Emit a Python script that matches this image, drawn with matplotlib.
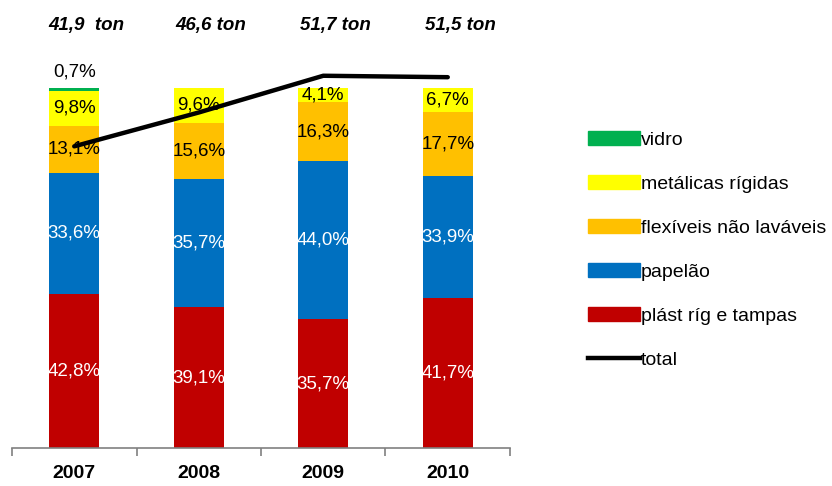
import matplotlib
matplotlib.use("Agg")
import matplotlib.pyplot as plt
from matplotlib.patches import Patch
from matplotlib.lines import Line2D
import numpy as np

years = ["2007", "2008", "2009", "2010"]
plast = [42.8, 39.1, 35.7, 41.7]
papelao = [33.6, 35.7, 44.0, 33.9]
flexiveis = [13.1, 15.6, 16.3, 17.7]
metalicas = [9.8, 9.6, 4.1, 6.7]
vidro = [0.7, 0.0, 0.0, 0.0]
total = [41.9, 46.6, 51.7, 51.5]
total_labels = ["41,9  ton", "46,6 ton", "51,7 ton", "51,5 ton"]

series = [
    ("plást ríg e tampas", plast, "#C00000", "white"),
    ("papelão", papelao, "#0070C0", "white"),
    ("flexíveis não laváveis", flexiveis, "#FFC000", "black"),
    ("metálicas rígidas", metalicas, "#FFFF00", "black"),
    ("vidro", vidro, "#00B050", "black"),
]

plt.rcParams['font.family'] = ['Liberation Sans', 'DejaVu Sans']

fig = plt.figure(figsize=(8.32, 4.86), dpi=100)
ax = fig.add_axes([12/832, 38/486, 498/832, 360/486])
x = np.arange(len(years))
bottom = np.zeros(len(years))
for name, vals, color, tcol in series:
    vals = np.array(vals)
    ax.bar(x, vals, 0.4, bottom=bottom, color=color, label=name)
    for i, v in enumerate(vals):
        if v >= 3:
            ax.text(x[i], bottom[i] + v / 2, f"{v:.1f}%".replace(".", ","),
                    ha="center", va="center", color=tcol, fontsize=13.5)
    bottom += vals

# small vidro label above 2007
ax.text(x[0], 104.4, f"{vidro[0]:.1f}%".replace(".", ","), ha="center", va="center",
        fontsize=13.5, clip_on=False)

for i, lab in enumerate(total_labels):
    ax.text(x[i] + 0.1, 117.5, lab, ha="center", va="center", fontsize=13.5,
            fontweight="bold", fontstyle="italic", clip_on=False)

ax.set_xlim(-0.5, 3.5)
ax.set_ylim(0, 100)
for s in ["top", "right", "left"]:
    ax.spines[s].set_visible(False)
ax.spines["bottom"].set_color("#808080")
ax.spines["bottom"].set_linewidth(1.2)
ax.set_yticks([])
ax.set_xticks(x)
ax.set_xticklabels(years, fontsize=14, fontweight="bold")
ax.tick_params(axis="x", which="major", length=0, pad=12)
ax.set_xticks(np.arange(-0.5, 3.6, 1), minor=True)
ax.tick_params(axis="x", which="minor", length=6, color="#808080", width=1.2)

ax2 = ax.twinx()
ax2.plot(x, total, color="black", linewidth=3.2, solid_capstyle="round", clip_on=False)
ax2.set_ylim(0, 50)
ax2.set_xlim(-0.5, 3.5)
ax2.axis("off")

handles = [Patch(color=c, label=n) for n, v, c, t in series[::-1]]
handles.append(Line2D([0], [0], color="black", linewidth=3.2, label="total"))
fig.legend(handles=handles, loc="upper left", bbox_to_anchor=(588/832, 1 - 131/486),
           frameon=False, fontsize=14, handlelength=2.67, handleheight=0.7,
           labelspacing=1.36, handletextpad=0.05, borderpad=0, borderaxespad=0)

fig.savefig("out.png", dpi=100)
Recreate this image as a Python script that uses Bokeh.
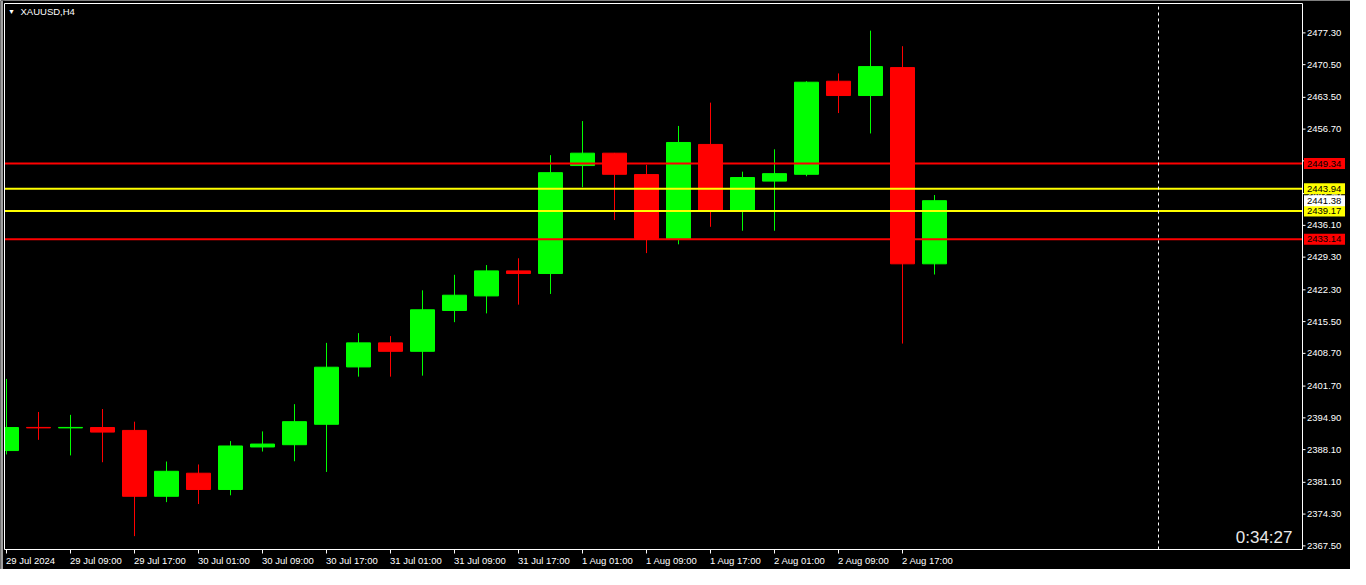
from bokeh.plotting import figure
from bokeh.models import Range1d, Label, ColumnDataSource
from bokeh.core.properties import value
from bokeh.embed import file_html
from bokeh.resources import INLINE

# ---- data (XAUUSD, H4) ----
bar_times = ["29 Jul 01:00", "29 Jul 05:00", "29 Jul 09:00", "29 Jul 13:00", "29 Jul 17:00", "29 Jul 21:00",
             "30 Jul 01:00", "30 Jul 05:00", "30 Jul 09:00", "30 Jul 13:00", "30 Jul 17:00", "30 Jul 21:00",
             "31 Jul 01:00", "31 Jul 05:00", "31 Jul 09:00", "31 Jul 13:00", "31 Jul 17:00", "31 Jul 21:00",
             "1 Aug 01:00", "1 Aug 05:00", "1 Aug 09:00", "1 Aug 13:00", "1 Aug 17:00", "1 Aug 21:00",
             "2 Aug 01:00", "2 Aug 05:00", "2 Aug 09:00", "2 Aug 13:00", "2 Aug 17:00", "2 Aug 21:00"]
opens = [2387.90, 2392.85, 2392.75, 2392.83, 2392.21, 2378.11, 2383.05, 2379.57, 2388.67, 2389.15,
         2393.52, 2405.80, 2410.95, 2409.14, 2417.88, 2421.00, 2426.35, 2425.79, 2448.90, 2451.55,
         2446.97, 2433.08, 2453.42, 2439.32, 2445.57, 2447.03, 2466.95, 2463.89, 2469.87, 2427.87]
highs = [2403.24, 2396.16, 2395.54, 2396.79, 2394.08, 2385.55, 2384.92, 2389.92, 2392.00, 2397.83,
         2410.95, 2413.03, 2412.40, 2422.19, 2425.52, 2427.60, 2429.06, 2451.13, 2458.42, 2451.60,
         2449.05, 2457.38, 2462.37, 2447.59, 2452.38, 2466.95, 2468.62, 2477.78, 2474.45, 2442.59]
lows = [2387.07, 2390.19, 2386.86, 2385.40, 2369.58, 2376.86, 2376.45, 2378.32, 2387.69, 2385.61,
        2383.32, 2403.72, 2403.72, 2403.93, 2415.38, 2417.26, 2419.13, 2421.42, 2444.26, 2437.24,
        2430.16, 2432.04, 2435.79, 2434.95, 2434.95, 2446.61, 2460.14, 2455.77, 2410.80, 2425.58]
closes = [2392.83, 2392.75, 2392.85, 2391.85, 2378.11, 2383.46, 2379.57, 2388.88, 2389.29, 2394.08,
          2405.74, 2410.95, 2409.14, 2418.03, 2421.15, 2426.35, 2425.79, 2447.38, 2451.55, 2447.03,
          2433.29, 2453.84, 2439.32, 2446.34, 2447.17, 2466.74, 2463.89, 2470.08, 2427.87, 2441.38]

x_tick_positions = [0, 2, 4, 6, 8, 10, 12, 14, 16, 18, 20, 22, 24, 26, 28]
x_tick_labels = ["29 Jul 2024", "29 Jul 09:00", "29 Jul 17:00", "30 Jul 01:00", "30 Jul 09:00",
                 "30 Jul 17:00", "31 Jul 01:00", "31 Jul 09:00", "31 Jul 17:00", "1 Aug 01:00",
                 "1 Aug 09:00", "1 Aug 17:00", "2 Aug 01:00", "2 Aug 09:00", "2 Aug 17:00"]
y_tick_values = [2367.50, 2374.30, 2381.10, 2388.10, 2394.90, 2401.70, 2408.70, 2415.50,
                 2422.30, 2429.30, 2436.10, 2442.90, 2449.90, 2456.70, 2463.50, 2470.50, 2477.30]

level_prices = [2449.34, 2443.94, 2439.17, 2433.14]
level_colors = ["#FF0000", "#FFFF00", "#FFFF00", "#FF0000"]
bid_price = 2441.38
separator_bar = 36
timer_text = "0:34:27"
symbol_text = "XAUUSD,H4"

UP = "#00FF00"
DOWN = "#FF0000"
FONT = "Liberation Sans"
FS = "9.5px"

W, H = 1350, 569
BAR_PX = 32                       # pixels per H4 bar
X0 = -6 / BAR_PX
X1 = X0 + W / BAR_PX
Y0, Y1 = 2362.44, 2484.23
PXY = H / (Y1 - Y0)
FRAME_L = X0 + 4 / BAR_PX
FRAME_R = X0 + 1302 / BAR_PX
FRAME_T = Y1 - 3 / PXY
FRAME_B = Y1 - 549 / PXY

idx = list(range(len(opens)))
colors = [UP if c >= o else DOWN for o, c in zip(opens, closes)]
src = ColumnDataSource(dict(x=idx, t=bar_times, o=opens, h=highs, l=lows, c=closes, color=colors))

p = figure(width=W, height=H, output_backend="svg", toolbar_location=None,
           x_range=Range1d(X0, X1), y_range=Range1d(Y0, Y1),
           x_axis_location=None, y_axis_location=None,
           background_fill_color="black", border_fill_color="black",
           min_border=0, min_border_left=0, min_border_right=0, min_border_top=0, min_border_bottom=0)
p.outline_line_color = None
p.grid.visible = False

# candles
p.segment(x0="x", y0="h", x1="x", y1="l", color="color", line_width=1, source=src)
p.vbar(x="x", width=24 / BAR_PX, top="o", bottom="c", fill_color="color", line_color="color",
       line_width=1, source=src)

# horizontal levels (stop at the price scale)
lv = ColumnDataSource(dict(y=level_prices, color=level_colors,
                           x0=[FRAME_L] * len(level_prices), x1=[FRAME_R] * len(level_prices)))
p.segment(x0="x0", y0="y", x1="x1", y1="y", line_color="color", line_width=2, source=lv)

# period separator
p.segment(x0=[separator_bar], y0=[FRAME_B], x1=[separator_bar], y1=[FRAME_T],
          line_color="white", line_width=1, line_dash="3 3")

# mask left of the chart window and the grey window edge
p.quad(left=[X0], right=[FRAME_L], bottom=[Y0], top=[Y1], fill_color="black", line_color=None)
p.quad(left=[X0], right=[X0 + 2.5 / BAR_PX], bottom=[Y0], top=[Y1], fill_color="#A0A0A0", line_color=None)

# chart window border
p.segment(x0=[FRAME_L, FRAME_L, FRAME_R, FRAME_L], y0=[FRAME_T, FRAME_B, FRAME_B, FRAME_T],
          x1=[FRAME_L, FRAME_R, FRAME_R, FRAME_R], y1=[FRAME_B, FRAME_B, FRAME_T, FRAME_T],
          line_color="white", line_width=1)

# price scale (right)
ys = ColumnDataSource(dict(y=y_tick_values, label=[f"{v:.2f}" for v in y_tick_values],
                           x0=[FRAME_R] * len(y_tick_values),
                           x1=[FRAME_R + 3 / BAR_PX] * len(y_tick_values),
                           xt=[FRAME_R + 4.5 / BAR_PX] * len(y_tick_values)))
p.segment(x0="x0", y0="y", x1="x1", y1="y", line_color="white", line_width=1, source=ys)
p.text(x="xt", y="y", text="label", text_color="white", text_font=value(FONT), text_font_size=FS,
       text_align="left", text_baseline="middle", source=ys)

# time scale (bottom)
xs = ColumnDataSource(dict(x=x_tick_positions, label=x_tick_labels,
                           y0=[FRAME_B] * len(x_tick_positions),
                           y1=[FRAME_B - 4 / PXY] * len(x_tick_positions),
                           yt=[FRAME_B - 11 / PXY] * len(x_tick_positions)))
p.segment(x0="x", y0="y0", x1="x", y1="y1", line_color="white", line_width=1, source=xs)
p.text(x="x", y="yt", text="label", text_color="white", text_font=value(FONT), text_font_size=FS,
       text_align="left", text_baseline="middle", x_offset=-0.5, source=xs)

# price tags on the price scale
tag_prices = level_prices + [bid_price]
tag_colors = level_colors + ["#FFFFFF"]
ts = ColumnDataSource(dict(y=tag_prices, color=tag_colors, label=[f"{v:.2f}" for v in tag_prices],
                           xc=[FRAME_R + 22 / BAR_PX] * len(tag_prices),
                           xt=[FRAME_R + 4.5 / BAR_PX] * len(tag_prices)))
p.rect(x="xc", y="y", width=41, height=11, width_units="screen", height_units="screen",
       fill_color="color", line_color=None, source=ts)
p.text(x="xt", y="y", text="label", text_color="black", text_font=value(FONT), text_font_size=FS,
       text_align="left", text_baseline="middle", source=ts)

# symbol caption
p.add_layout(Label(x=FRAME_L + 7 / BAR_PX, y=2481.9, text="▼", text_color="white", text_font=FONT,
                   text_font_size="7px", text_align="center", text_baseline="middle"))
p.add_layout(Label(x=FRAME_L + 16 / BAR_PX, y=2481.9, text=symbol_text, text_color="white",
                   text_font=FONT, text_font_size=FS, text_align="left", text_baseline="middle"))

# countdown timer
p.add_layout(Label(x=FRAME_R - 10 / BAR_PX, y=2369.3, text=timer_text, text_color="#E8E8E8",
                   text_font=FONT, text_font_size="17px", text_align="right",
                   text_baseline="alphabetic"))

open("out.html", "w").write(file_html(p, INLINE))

[PROMPT] Skip all pictures and retype only the stretch from the line that holds "Recreate this image" through the line that holds "from bokeh.resources import INLINE", exactly as written.

[THE OUTPUT]
Recreate this image as a Python script that uses Bokeh.
from bokeh.plotting import figure
from bokeh.models import Range1d, Label, ColumnDataSource
from bokeh.core.properties import value
from bokeh.embed import file_html
from bokeh.resources import INLINE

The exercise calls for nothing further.